1. hapisten çıkmışın
    çıkar çıkmaz da
    gebe koymuşun karını
    takmışın koluna
    geziyorsun akşamüstü mahallede
    karnı burnunda hatunun
    nazlı nazlı taşıyor mukaddes yükünü
    sen saygılı ve kibirlisin
    hava serin
    üşümüş bebek elleri gibi
    bir serinlik
    avuçlarına alıp onu ısıtasın gelir
    mahallenin kedileri kasabın kapısında
    ve üst katta kıvırcık karısı
    yerleştirmiş pencerenin pervazına memelerini akşamı seyrediyor
    alacaaydınlık tertemiz gökyüzü
    duruyor ortada çoban yıldızı
    bir bardak su gibi pırıl pırıl
    bu yıl uzunca sürdü pastırma yazı
    dut ağaçları sarardıysa da
    incirler hala yeşil
    mürettip refikle sütçü yorginin
    ortanca kızı çıkmışlar akşam piyasasına
    parmakları birbirine dolanmış
    bakkal karabetin ışıkları yanmış
    affetmedi bu ermeni vatandaş
    kürt dağlarında babasının kesilmesini
    fakat seviyor seni çünkü sen de affetmedin
    bu karayı sürenleri türk halkının alnına
    mahallenin veremlileri yataklara düşenler
    bakıyor camların arkasından
    çamaşırcı huriyenin işsiz oğlu
    omuzlarında keder kahveye gidiyor
    ajans haberlerini okuyor
    radyosu rahmi beylerin
    uzak asya da bir memleket
    sarı ay yüzlü insanlar
    beyaz bir ejderha ile dövüşmekteler
    oraya gönderildi seninkilerden
    dört bin beş yüz tane memet
    kardeşlerini katletmeye
    kızarıyor yüzün öfkeden ve utançtan
    ve umumiyetle filan değil sırf sana ait
    ve eli kolu bağlı bir hüzün
    karını arkadan itip yere yuvarlamışlarda
    düşürmüş gibi çocuğunu
    yahut yene hapisteymişinde karakolda yene dövülüyormuş gibi
    köylü jandarmalara köylüler
    ansızın bastırdı gece
    bitti akşam gezintisi
    bir polis jipi saptı sizin sokağa
    karın fısıldadı
    bizim eve mi ?

    nazım hikmet

    nazım'ın "yatar bursa kalesinde" isimli kitabında geçen bir başka şiiridir. bursa hapishanesi'nden çıkışından sonra üsküdar'daki mahallesinde akşam üstü karısını koluna takarak yaptığı kısa gezintiye konuk oluruz bu şiiridinde. kaybetme korkusunu da mutluluğu da baba olmanın sevincini de özgürlüğün güzelliğini de bulabilirsiniz bu şiirde. şimdilerde ne zaman akşama doğru hafif rüzgarlı bir havada güneşin batmasına yakın turuncu renginin ışığında koluma sevdiceği takıp dolaşsam muhitimde bu şiir aklıma gelir.

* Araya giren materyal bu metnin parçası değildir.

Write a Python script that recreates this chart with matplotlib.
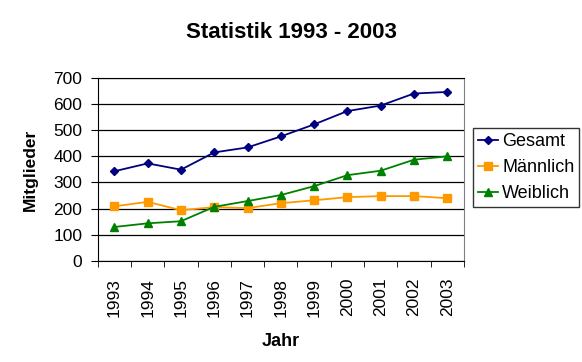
import matplotlib
matplotlib.use('Agg')
import matplotlib.pyplot as plt
import numpy as np

plt.rcParams['font.family'] = ['Liberation Sans', 'DejaVu Sans']

# Daten
years = ['1993', '1994', '1995', '1996', '1997', '1998', '1999', '2000', '2001', '2002', '2003']
gesamt = [343, 373, 349, 415, 434, 476, 522, 573, 594, 640, 646]
maennlich = [209, 226, 194, 206, 202, 221, 232, 244, 248, 248, 240]
weiblich = [130, 144, 152, 207, 229, 252, 286, 328, 345, 387, 400]

fig = plt.figure(figsize=(5.82, 3.62), dpi=100)
ax = fig.add_axes([0.168, 0.279, 0.629, 0.506])

x = np.arange(len(years))
ax.plot(x, gesamt, color='#000080', marker='D', markersize=4.5, lw=1.3, label='Gesamt')
ax.plot(x, maennlich, color='#FF9900', marker='s', markersize=6, lw=1.3, label='Männlich')
ax.plot(x, weiblich, color='#008000', marker='^', markersize=6, lw=1.3, label='Weiblich')

ax.set_xlim(-0.5, len(years) - 0.5)
ax.set_ylim(0, 700)
ax.set_yticks(range(0, 701, 100))
ax.yaxis.grid(True, color='black', lw=0.9)
ax.set_axisbelow(True)

ax.set_xticks(x)
ax.set_xticklabels(years, rotation=90, fontsize=12.5)
ax.set_xticks(np.arange(-0.5, len(years), 1), minor=True)
ax.tick_params(axis='x', which='major', length=0, pad=12)
ax.tick_params(axis='x', which='minor', length=4.5, direction='out')
ax.tick_params(axis='y', labelsize=12.5, length=5, pad=6)

ax.spines['right'].set_color('#808080')
ax.spines['top'].set_color('black')

fig.text(0.5, 1 - 38 / 362, 'Statistik 1993 - 2003', fontsize=16, fontweight='bold',
         ha='center', va='baseline')
ax.set_xlabel('Jahr', fontsize=13, fontweight='bold', labelpad=12)
ax.set_ylabel('Mitglieder', fontsize=12.5, fontweight='bold', labelpad=11)

leg = ax.legend(loc='center left', bbox_to_anchor=(1.025, 0.51), fontsize=13,
                frameon=True, fancybox=False, edgecolor='black', handlelength=1.13,
                borderpad=0.28, labelspacing=0.5, handletextpad=0.2, borderaxespad=0)
leg.get_frame().set_linewidth(1)

fig.savefig('out.png', dpi=100)
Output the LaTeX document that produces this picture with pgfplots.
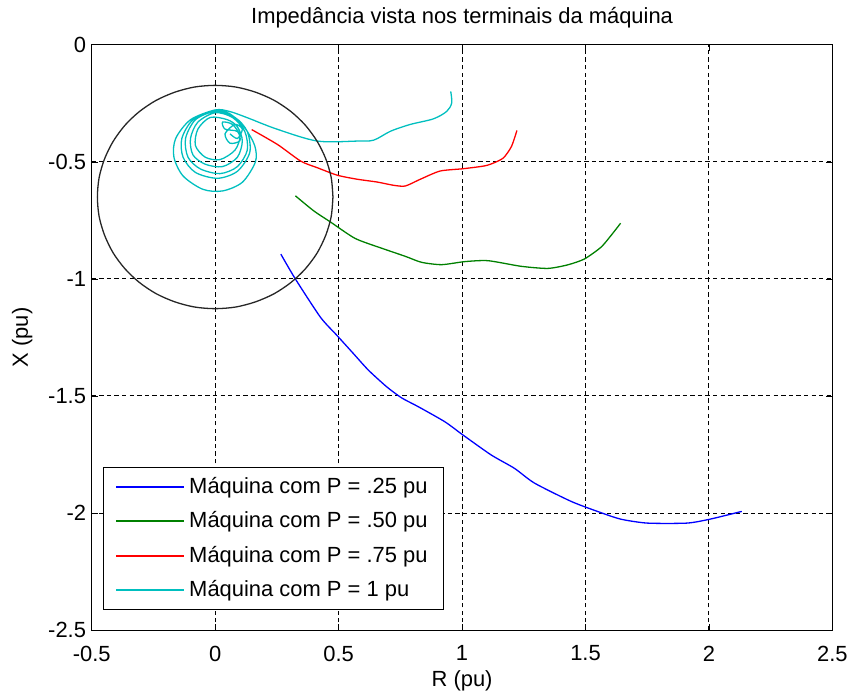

    şiirin diğer bir özelliği de nazım'ın aslen bu şiirde ermeni soykırımı'na değindiğinin düşünülmesi; ancak yayınlanırken ilgili dizenin çıkartıldığının söylenmesidir. net bir kanıt göremedim bugüne kadar bununla ilgili olarak; yine de iddaa edildiği kısmını özellikle belirtelim ilgilenenler için:

    "bakkal karabetin ışıkları yanmış
    affetmedi bu ermeni vatandaş
    kürt dağlarında babasının kesilmesini
    fakat seviyor seni çünkü sen de affetmedin
    bu karayı sürenleri türk halkının alnına"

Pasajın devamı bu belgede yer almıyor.